From here the landscape started to change as we left behind the Jebel Nafusa and started to head south. We were still on a high plateau with endless horizons – well, certainly they were very wide open! There were fewer bushes, only some small ones scattered very loosely, and there were more sand drifts that had built up in places. On the horizons we could see the eroded piles of rubble and rocks which surrounded the low flat hills. There was a good atmosphere in the car, some conversation, some jokes, but not feeling the need to talk all the time and quite happy to spend a lot of the time simply looking at the landscape. Somewhere after Nalut we stopped at a service station for lunch. It was basic but had been set up as a waypoint for tour buses, with two dining rooms with long tables. We had lunch together – soup, salad, lamb stew, rice, beans, courgettes, oranges – and then Walid and Issam went for their prayers at the small mosque that had been built in a corner of the service station. We waited outside and sat on a bench consisting of a palm tree log. We saw another man perform his prayers on a mat by the low wall.
We drove on towards Dirj, south and heading into the desert. Around us the landscape was huge and empty. That is, except for the pylons carrying the power lines and the construction works of the Great Man-made River, a hugely ambitious construction project which is laying pipelines to transport water from the deep desert reservoirs to the cities of Libya. We could see the concrete sections of the pipeline lined up for a very long stretch and the works continued on and on and on. But further on we lost sight of them and all there was, was the road, stretching ahead as far as the eye could see, and the desert all around us, and above it the big African sky, with only some wispy clouds. The drive became faintly hypnotic and the scale of the landscape was massive. [I neary forgot to mention the minor accident we had somewhere before Nalut. A young lad in a clapped out Peugeot pulled out in front of our van, I saw it in slow-motion but Issam couldn’t avoid him in time. No great harm done, just some scrapes and dents. At Nalut Issam had managed with some sand to remove the worst traces of the incident.]
We stopped for some photos now and then, of camels, of the sky, etc. We were definitely starting to get the feeling that we were heading into remote and empty places now. After several hours we reached the small town of Dirj, no more than a cross-roads with some houses and shops and a petrol station. The people looked different, darker and dustier, and this was the start of Tuareg country. There were clearly also some long-distance lorries and people from other parts of Africa. We stopped for some tea/coffee at one of the cafés to take a break and then continued the drive, turning west to head to Ghadames. At a few intervals there had been police checkpoints where Walid had to hand over a copy of the forms showing our itinerary and the tour operator’s details. The most remote one of these was on the stretch between Nalut and Dirj, a lonely outpost with a couple of soldiers and a pot of tea on the boil. Driving west to Dirj meant that the late afternoon sun was shining directly in our faces, which must have made it very hard for Issam driving. We watched the sun set behind the flat-topped hills in the distance and later ahead of us started to see the lights of Ghadames as dusk started to set in. The sunset lit up the few clouds and provided a glorious finale to the day.

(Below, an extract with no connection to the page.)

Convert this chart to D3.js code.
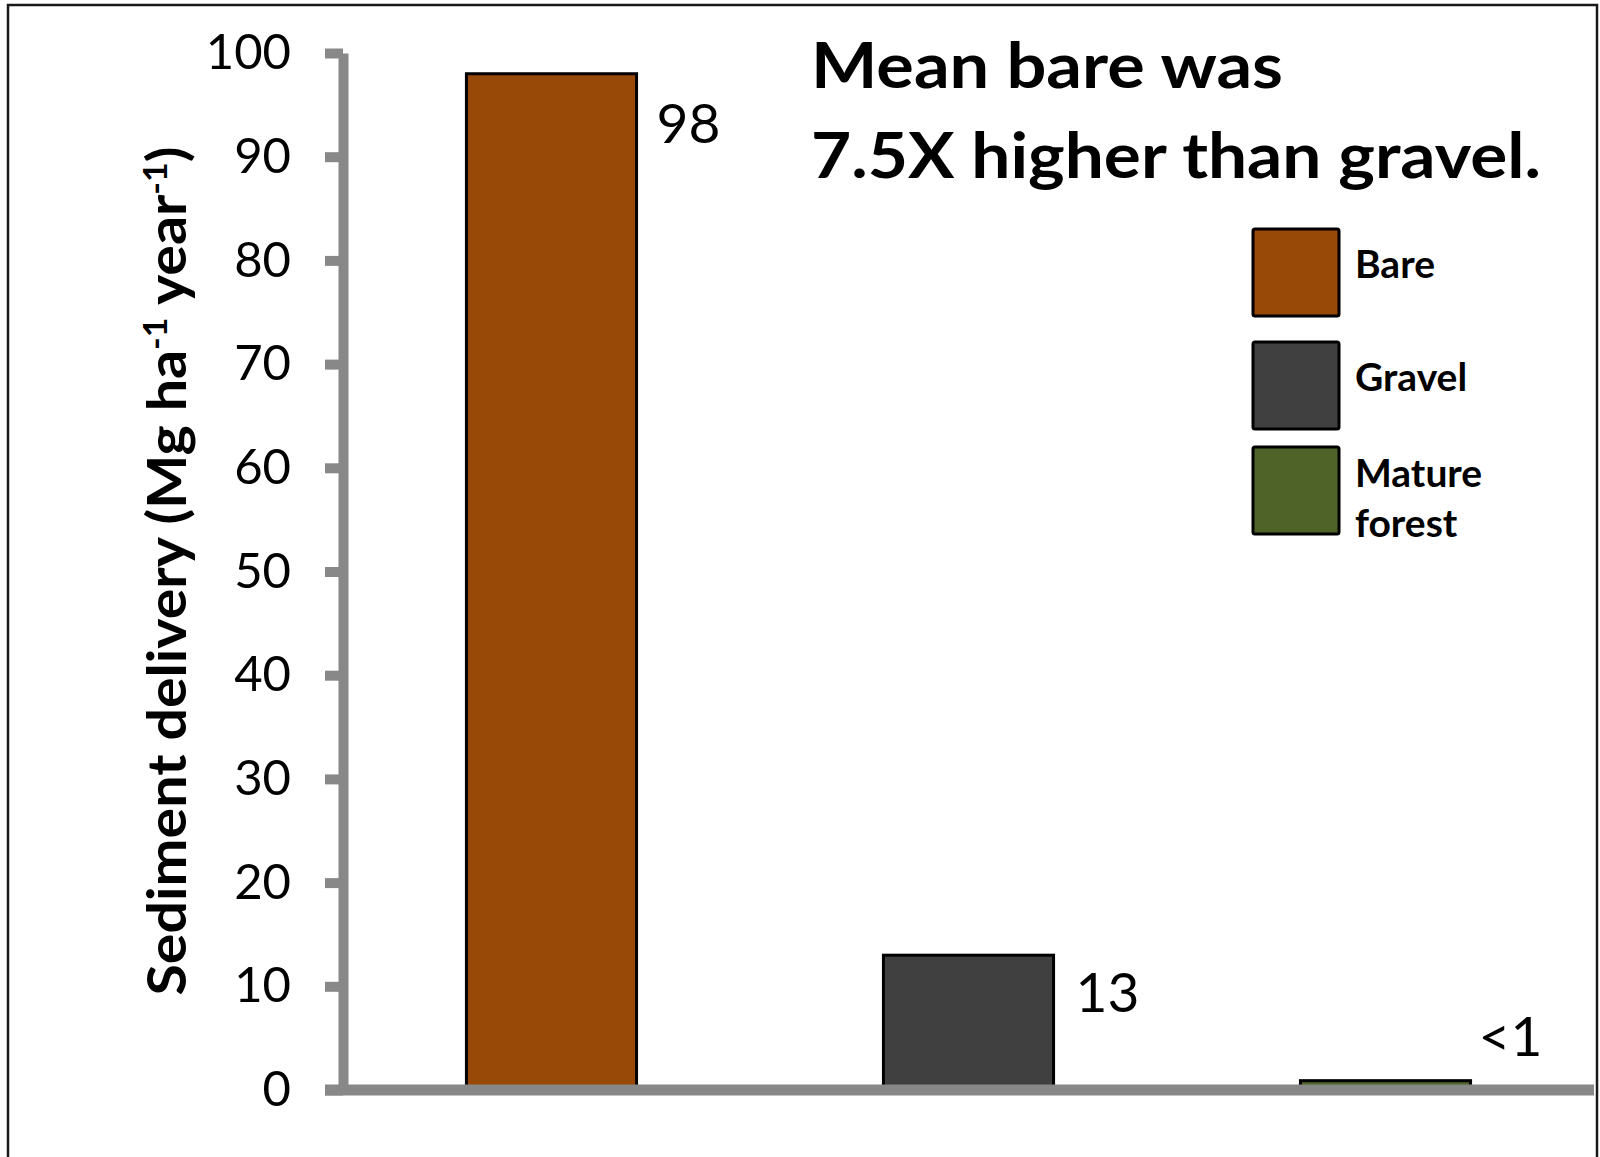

We drove into Ghadames, which felt remote, out of the way, and was rather dusty. It had been a significant trading post and caravan town for a long period stretching back to before Roman times and through to the present day. So, while it is remote it was certainly not the “back of beyond” but more a long-standing hub in the Sahara, on the major trading routes. Best refer to Lonely Planet for the rest of the story. Walid and Issam drove through the blocks of the town, along the wide empty streets lined with modern two-storey concrete houses, to drop us at our hotel, the rather bland-looking but functional Kafila. We checked in, with Walid just doing a quick pre-check to make sure all was in order (e.g. hot water) before we dumped our bags.
It was basic but clean and fit for purpose. It turned out that we were the only hotel guests. I was hoping to see a bit of the town in the evening, but dinner had already been arranged for us at the hotel so we agreed to meet Walid after dinner at the hotel, for a “paseo” into town. The friendly waiter was a smiling man from Gambia. A bit before eight o’clock he called us in our room to say “hello my friend, the dinna is reddy”. We were the only diners and a place setting had been set for us at the very end of a long table. Dinner was served and consisted of soup, spaghetti with a meatball and orange peel, etc. Afterwards we sat in the “lounge”, an empty room with a few Chinese-style chairs, tables and settees, and wrote our diaries for a while before Walid and Issam, who were staying in a different hotel, came back to meet us again at nine o’clock. We drove the short distance of a couple of streets back to the centre. Along the way we passed a large mosque with its big dome and twin minarets, of which I had taken a nice picture earlier, as it stood outlined, silhouetted against the deep blue late dusk sky. Earlier on we had heard the muezzin’s calls ringing out across town from multiple mosques. Now it was dark and quiet although there was the odd car or pick-up that spluttered along the street, and some shops were open, with household goods, CD’s and DVD’s, and barbershops. We walked around with Walid, while Issam had gone to the internet café to catch up on his internet chat. Earlier during the day he shown us some pictures of him together with candidates at the local version of a “Let me be famous” kind of programme. One of them was with a pretty girl who I think he said was the winner, or he knew, or something. We strolled through the streets of Ghadames. The shop making the famous local slippers was still open and we went to have a look. It was a simple workshop with a few leather goods on display in the window. Inside the workshop several young boys were working on the slippers. It was clearly a family business. We took a look and observed the handiwork for a while and resolved to come back tomorrow.